● **DIRECTIONS FOR THIS TASK**
Write out the material exactly. Do not include the pictures.

*****

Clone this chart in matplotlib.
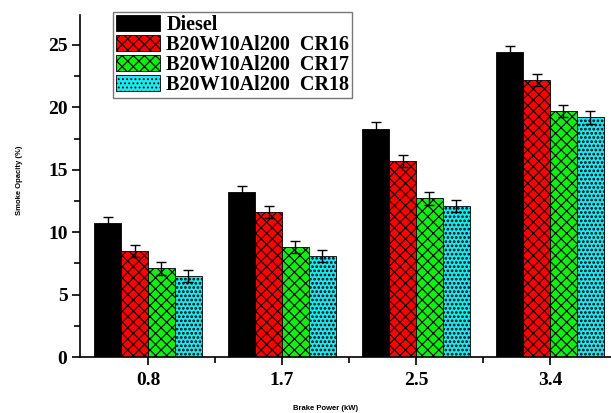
import numpy as np
import matplotlib
matplotlib.use("Agg")
from matplotlib import pyplot as plt
from matplotlib.ticker import MultipleLocator

# brake power levels (kW) and smoke opacity (%) per fuel / compression ratio
power = ["0.8", "1.7", "2.5", "3.4"]
diesel = [10.7, 13.2, 18.3, 24.4]
cr16 = [8.5, 11.6, 15.7, 22.2]
cr17 = [7.1, 8.8, 12.7, 19.7]
cr18 = [6.5, 8.1, 12.1, 19.2]
err_diesel = [0.5, 0.5, 0.5, 0.5]
err_cr16 = [0.45, 0.5, 0.5, 0.5]
err_cr17 = [0.5, 0.5, 0.5, 0.5]
err_cr18 = [0.5, 0.5, 0.5, 0.5]
names = ["Diesel", "B20W10Al200  CR16", "B20W10Al200  CR17", "B20W10Al200  CR18"]

serif = ['Liberation Serif', 'DejaVu Serif']
plt.rcParams['hatch.linewidth'] = 0.8

fig = plt.figure(figsize=(6.11, 4.13), dpi=100)
ax = fig.add_axes([80 / 611, 1 - 357 / 413, 531 / 611, 342 / 413])

x = np.arange(len(power))
w = 0.2
series = [diesel, cr16, cr17, cr18]
errs = [err_diesel, err_cr16, err_cr17, err_cr18]
colors = ['black', '#ff0000', '#11ee11', '#22e6ee']
hatches = [None, 'xxx', 'xxx', '....']
hatch_lw = [0.8, 0.8, 0.8, 1.3]

for i, (vals, e) in enumerate(zip(series, errs)):
    bars = ax.bar(x + (i - 1.5) * w, vals, w, color=colors[i], edgecolor='black',
                  linewidth=0.6, hatch=hatches[i], label=names[i],
                  yerr=e, capsize=3.5, error_kw=dict(ecolor='black', elinewidth=1, capthick=1))
    for b in bars:
        if hasattr(b, 'set_hatch_linewidth'):
            b.set_hatch_linewidth(hatch_lw[i])

ax.set_xlim(-0.507, 3.455)
ax.set_ylim(0, 27.4)
ax.set_xticks(x)
ax.set_xticklabels(power)
ax.set_xticks(x[:-1] + 0.5, minor=True)
ax.yaxis.set_major_locator(MultipleLocator(5))
ax.yaxis.set_minor_locator(MultipleLocator(2.5))

for lab in ax.get_xticklabels() + ax.get_yticklabels():
    lab.set_family(serif)
    lab.set_fontweight('bold')
    lab.set_fontsize(14)

ax.tick_params(axis='both', which='major', direction='out', length=6, width=1.2)
ax.tick_params(axis='both', which='minor', direction='out', length=4, width=1.2)
ax.tick_params(axis='y', which='major', pad=3)
ax.tick_params(axis='x', which='major', pad=5)
ax.spines['top'].set_visible(False)
ax.spines['right'].set_visible(False)
ax.spines['left'].set_linewidth(1.2)
ax.spines['bottom'].set_linewidth(1.2)

sans = ['Liberation Sans', 'DejaVu Sans']
fig.text(20 / 611, 1 - 180 / 413, "Smoke Opacity (%)", rotation=90, ha='center', va='center',
         fontsize=5.5, fontweight='bold', family=sans)
fig.text(326 / 611, 1 - 408 / 413, "Brake Power (kW)", ha='center', va='center',
         fontsize=5.5, fontweight='bold', family=sans)

leg = ax.legend(loc='upper left', bbox_to_anchor=(113 / 611, 1 - 12 / 413),
                bbox_transform=fig.transFigure, frameon=True, fancybox=False,
                edgecolor='#555555', borderpad=0.15, handlelength=2.2, handleheight=0.85,
                handletextpad=0.3, labelspacing=0.0, borderaxespad=0.0,
                prop=dict(family=serif, weight='bold', size=14.5))
leg.get_frame().set_linewidth(1.0)

fig.savefig("out.png", dpi=100)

*****

● **EXPECTED ANSWER**
Clone this chart in matplotlib.
import numpy as np
import matplotlib
matplotlib.use("Agg")
from matplotlib import pyplot as plt
from matplotlib.ticker import MultipleLocator

# brake power levels (kW) and smoke opacity (%) per fuel / compression ratio
power = ["0.8", "1.7", "2.5", "3.4"]
diesel = [10.7, 13.2, 18.3, 24.4]
cr16 = [8.5, 11.6, 15.7, 22.2]
cr17 = [7.1, 8.8, 12.7, 19.7]
cr18 = [6.5, 8.1, 12.1, 19.2]
err_diesel = [0.5, 0.5, 0.5, 0.5]
err_cr16 = [0.45, 0.5, 0.5, 0.5]
err_cr17 = [0.5, 0.5, 0.5, 0.5]
err_cr18 = [0.5, 0.5, 0.5, 0.5]
names = ["Diesel", "B20W10Al200  CR16", "B20W10Al200  CR17", "B20W10Al200  CR18"]

serif = ['Liberation Serif', 'DejaVu Serif']
plt.rcParams['hatch.linewidth'] = 0.8

fig = plt.figure(figsize=(6.11, 4.13), dpi=100)
ax = fig.add_axes([80 / 611, 1 - 357 / 413, 531 / 611, 342 / 413])

x = np.arange(len(power))
w = 0.2
series = [diesel, cr16, cr17, cr18]
errs = [err_diesel, err_cr16, err_cr17, err_cr18]
colors = ['black', '#ff0000', '#11ee11', '#22e6ee']
hatches = [None, 'xxx', 'xxx', '....']
hatch_lw = [0.8, 0.8, 0.8, 1.3]

for i, (vals, e) in enumerate(zip(series, errs)):
    bars = ax.bar(x + (i - 1.5) * w, vals, w, color=colors[i], edgecolor='black',
                  linewidth=0.6, hatch=hatches[i], label=names[i],
                  yerr=e, capsize=3.5, error_kw=dict(ecolor='black', elinewidth=1, capthick=1))
    for b in bars:
        if hasattr(b, 'set_hatch_linewidth'):
            b.set_hatch_linewidth(hatch_lw[i])

ax.set_xlim(-0.507, 3.455)
ax.set_ylim(0, 27.4)
ax.set_xticks(x)
ax.set_xticklabels(power)
ax.set_xticks(x[:-1] + 0.5, minor=True)
ax.yaxis.set_major_locator(MultipleLocator(5))
ax.yaxis.set_minor_locator(MultipleLocator(2.5))

for lab in ax.get_xticklabels() + ax.get_yticklabels():
    lab.set_family(serif)
    lab.set_fontweight('bold')
    lab.set_fontsize(14)

ax.tick_params(axis='both', which='major', direction='out', length=6, width=1.2)
ax.tick_params(axis='both', which='minor', direction='out', length=4, width=1.2)
ax.tick_params(axis='y', which='major', pad=3)
ax.tick_params(axis='x', which='major', pad=5)
ax.spines['top'].set_visible(False)
ax.spines['right'].set_visible(False)
ax.spines['left'].set_linewidth(1.2)
ax.spines['bottom'].set_linewidth(1.2)

sans = ['Liberation Sans', 'DejaVu Sans']
fig.text(20 / 611, 1 - 180 / 413, "Smoke Opacity (%)", rotation=90, ha='center', va='center',
         fontsize=5.5, fontweight='bold', family=sans)
fig.text(326 / 611, 1 - 408 / 413, "Brake Power (kW)", ha='center', va='center',
         fontsize=5.5, fontweight='bold', family=sans)

leg = ax.legend(loc='upper left', bbox_to_anchor=(113 / 611, 1 - 12 / 413),
                bbox_transform=fig.transFigure, frameon=True, fancybox=False,
                edgecolor='#555555', borderpad=0.15, handlelength=2.2, handleheight=0.85,
                handletextpad=0.3, labelspacing=0.0, borderaxespad=0.0,
                prop=dict(family=serif, weight='bold', size=14.5))
leg.get_frame().set_linewidth(1.0)

fig.savefig("out.png", dpi=100)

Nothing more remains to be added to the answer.